An ein paar Stellen im Buch könnte man Ihnen diesen Vorwurf wohl auch machen. Sie lassen Ihr Gegenüber - zumindest gelegentlich - spüren, dass Sie ihn oder sie geistig für nicht ganz auf der Höhe des Geschehens halten.
Man wirft mir ja auch ganz explizit vor, wegen des Buches aber auch wegen meiner Art etwa im Social Web, ich würde den Graben vertiefen.
Ganz von der Hand zu weisen ist das wohl nicht, oder?
Nein. Ich weiß, was ich tue.
Ist der Anspruch, mit jedem auf Augenhöhe zu reden, realistisch?
Es ist mir manchmal ein Rätsel, wie ich diesem Anspruch gerecht werden soll. Welche Augenhöhe ist das denn bitte? Wenn mir jemand schreibt "Wir Deutschen müssen mit euch Muslimen das Werk fortsetzen, das wir mit den Juden begonnen haben", dann wünsche ich mir einen Graben zwischen mir und solchen Leuten, die so etwas sagen. Und trage gerne dazu bei, ihn zu vertiefen.
Eine Ihrer Erkenntnisse lautet also: Mit echten Rechten kann man nicht mehr reden?

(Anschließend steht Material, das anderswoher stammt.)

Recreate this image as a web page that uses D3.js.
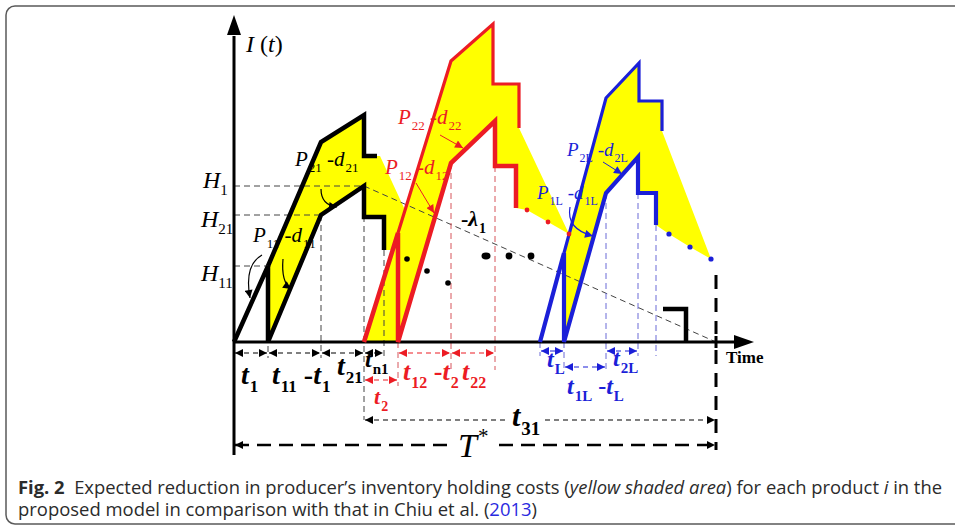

Leute, die einen bestimmten Grad an Menschenverachtung im Ton erreicht haben, sehe ich tatsächlich als verloren an, ja. Ich höre natürlich immer mal wieder, dass ich doch auch auf diese Leute noch offen zugehen solle. Aber ich bitte da um Verständnis: Wenn man mich auffordert, in den Gasofen zu gehen, tue ich mich mit Offenheit schwer. Aber natürlich ist niemand unveränderlich. Jeder kann seine Fehler einsehen und sagen: Tut mir ehrlich leid, das war falsch. Und wenn er das glaubhaft tut, werde ich seine Hand nicht wegschlagen.

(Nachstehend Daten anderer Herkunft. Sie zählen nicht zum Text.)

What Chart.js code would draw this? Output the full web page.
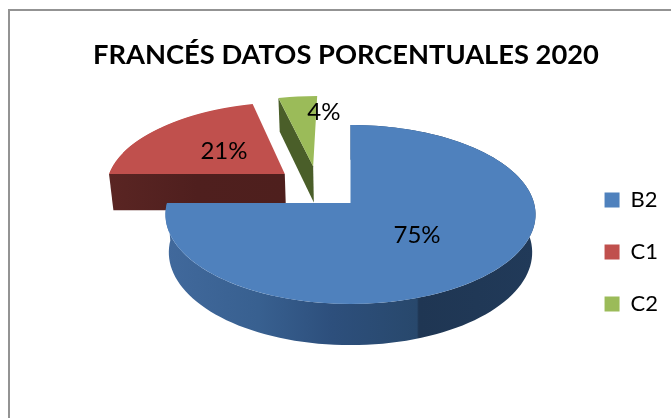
<!DOCTYPE html>
<html><head><meta charset="utf-8">
<style>
html,body{margin:0;padding:0;background:#fff;overflow:hidden}
#wrap{position:relative;width:671px;height:418px;overflow:hidden}
#frame{position:absolute;left:8px;top:9px;width:700px;height:440px;border:2px solid #939393;box-sizing:border-box}
canvas{position:absolute;left:0;top:0}
</style>
<script src="https://cdn.jsdelivr.net/npm/chart.js@4"></script>
</head><body>
<div id="wrap"><div id="frame"></div><canvas id="c" width="671" height="418"></canvas></div>
<script>
const categories = ['B2','C1','C2'];
const values = [75,21,4];
const percentLabels = ['75%','21%','4%'];
const titleText = 'FRANCÉS DATOS PORCENTUALES 2020';
const faceColors = ['#4f81bd','#c0504d','#9bbb59'];

// Camera for the tilted pie: ground plane (radius = 1) to screen
const cam = {x:350.5, y:203, rx:183.5, ry:88, c:0.128, wall:37.5, shrink:0.982};
// Explosion of each slice on the ground plane, and label placement in the slice
const explode = [[0,0],[-0.374,-0.345],[-0.215,-0.44]];
const labelR = [0.49,0.47,0.75];
const labelTurn = [0,0,0.19];

function project(U,V){
  const d = 1 - cam.c*V;
  return {x:cam.x + cam.rx*U/d, y:cam.y + cam.ry*V/d, d};
}
function lower(p){
  return {x:cam.x + (p.x-cam.x)*cam.shrink, y:cam.y + (p.y-cam.y)*cam.shrink + cam.wall/p.d};
}
function wallPath(ctx, pts){
  ctx.beginPath();
  pts.forEach((p,i)=> i?ctx.lineTo(p.x,p.y):ctx.moveTo(p.x,p.y));
  const low = pts.map(lower).reverse();
  low.forEach(p=>ctx.lineTo(p.x,p.y));
  ctx.closePath();
}
function rim(arc, ex){
  const pts=[], n=120;
  for(let i=0;i<=n;i++){
    const a = arc.startAngle + (arc.endAngle-arc.startAngle)*i/n;
    pts.push(project(Math.cos(a)+ex[0], Math.sin(a)+ex[1]));
  }
  return pts;
}
function drawFace(ctx, chart, arc, ex){
  const R = arc.outerRadius, cx = arc.x, cy = arc.y;
  const pts = rim(arc, ex).concat([project(ex[0],ex[1])]);
  const y0 = Math.floor(Math.min(...pts.map(p=>p.y)))-1;
  const y1 = Math.ceil(Math.max(...pts.map(p=>p.y)))+1;
  for(let Y=y0; Y<y1; Y++){
    const t = (Y+0.5-cam.y)/cam.ry;
    const q = 1 + cam.c*t;
    const V = t/q;
    const a = cam.rx/(R*(1-cam.c*V));
    const d = cam.ry*q*q/R;
    const sy = cy + R*(V-ex[1]);
    ctx.save();
    ctx.setTransform(1,0,0,1,0,0);
    ctx.beginPath(); ctx.rect(0,Y,671,1); ctx.clip();
    ctx.setTransform(a,0,0,d, cam.x + a*(R*ex[0]-cx), Y+0.5-d*sy);
    arc.draw(ctx);
    ctx.restore();
  }
}
const pie3d = {
  id:'pie3d',
  beforeDatasetDraw(chart){
    const ctx = chart.ctx, arcs = chart.getDatasetMeta(0).data;
    ctx.save();
    // C1
    {
      const e = explode[1], a = arcs[1];
      const apex = project(e[0],e[1]);
      const corner = project(Math.cos(a.startAngle)+e[0], Math.sin(a.startAngle)+e[1]);
      wallPath(ctx,[corner,apex]);
      const g = ctx.createLinearGradient(corner.x,0,apex.x,0);
      g.addColorStop(0,'#5a2523'); g.addColorStop(0.5,'#4f1f1e'); g.addColorStop(1,'#4e1f1d');
      ctx.fillStyle = g; ctx.fill();
      drawFace(ctx,chart,a,e);
    }
    // C2
    {
      const e = explode[2], a = arcs[2];
      const apex = project(e[0],e[1]);
      const tip = project(Math.cos(a.startAngle)+e[0], Math.sin(a.startAngle)+e[1]);
      wallPath(ctx,[tip,apex]);
      ctx.fillStyle = '#4a5e29'; ctx.fill();
      drawFace(ctx,chart,a,e);
    }
    // B2
    {
      const e = explode[0], a = arcs[0];
      wallPath(ctx, rim(a,e));
      const g = ctx.createLinearGradient(166,0,535,0);
      g.addColorStop(0,'#41699c'); g.addColorStop(0.25,'#386090'); g.addColorStop(0.45,'#2d4f7c');
      g.addColorStop(0.68,'#28486c'); g.addColorStop(0.685,'#1f3653'); g.addColorStop(1,'#213a59');
      ctx.fillStyle = g; ctx.fill();
      drawFace(ctx,chart,a,e);
    }
    // Labels
    ctx.setTransform(1,0,0,1,0,0);
    ctx.fillStyle = '#000';
    ctx.font = '24px Lato';
    ctx.textAlign = 'center'; ctx.textBaseline = 'middle';
    arcs.forEach((a,i)=>{
      const m = (a.startAngle+a.endAngle)/2 + labelTurn[i];
      const p = project(labelR[i]*Math.cos(m)+explode[i][0], labelR[i]*Math.sin(m)+explode[i][1]);
      ctx.fillText(percentLabels[i], p.x, p.y);
    });
    ctx.restore();
    return false;
  }
};
new Chart(document.getElementById('c'),{
  type:'pie',
  plugins:[pie3d],
  data:{labels:categories,datasets:[{data:values,backgroundColor:faceColors,borderWidth:0}]},
  options:{
    responsive:false,animation:false,
    layout:{padding:{left:24,right:3,top:39,bottom:4}},
    plugins:{
      tooltip:{enabled:false},
      title:{display:true,text:titleText,color:'#000',font:{family:'Lato',size:27.3,weight:'bold'},padding:{top:0,bottom:18}},
      legend:{position:'right',fullSize:false,labels:{boxWidth:15,boxHeight:15,padding:30,color:'#000',font:{family:'Lato',size:22}}}
    }
  }
});
</script>
</body></html>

Wie ist die Quote bei einer solchen Einsicht ungefähr?
Bei den wirklich Radikalen: vielleicht zehn Prozent. Aber bei den anderen kommt man etwa mit der Hälfte in einen Dialog, der sich sinnvoll anfühlt.
Mit echten Ergebnissen?
Das hängt etwas von der Definition von "echten Ergebnissen" ab. Man kann grob von drei Gruppen ausgehen: Die erste denkt, mein Postfach sei ein Müllabladeplatz für ihren Frust. Wenn man denen antwortet, erschrecken sie regelmäßig: "Huch, ich dachte nicht, dass das irgendwer liest." Die entschuldigen sich dann auch manchmal. Das ist ja schon ein Erfolg. Der zweite Teil will eine möglicherweise sogar nachvollziehbare Kritik an irgendeinem Aspekt der aktuellen Politik äußern.
Zum Beispiel?
Zum Beispiel beim Thema Migration: Die haben meinetwegen Angst vor Überfremdung. Sie fürchten, dass zu viele Menschen auf einmal kommen. Oder ihnen ist der Islam fremd und dann sehen sie auch noch, wie der sogenannte Islamische Staat irgendwem den Kopf abschneidet und denken, dass der jetzt zu uns kommt.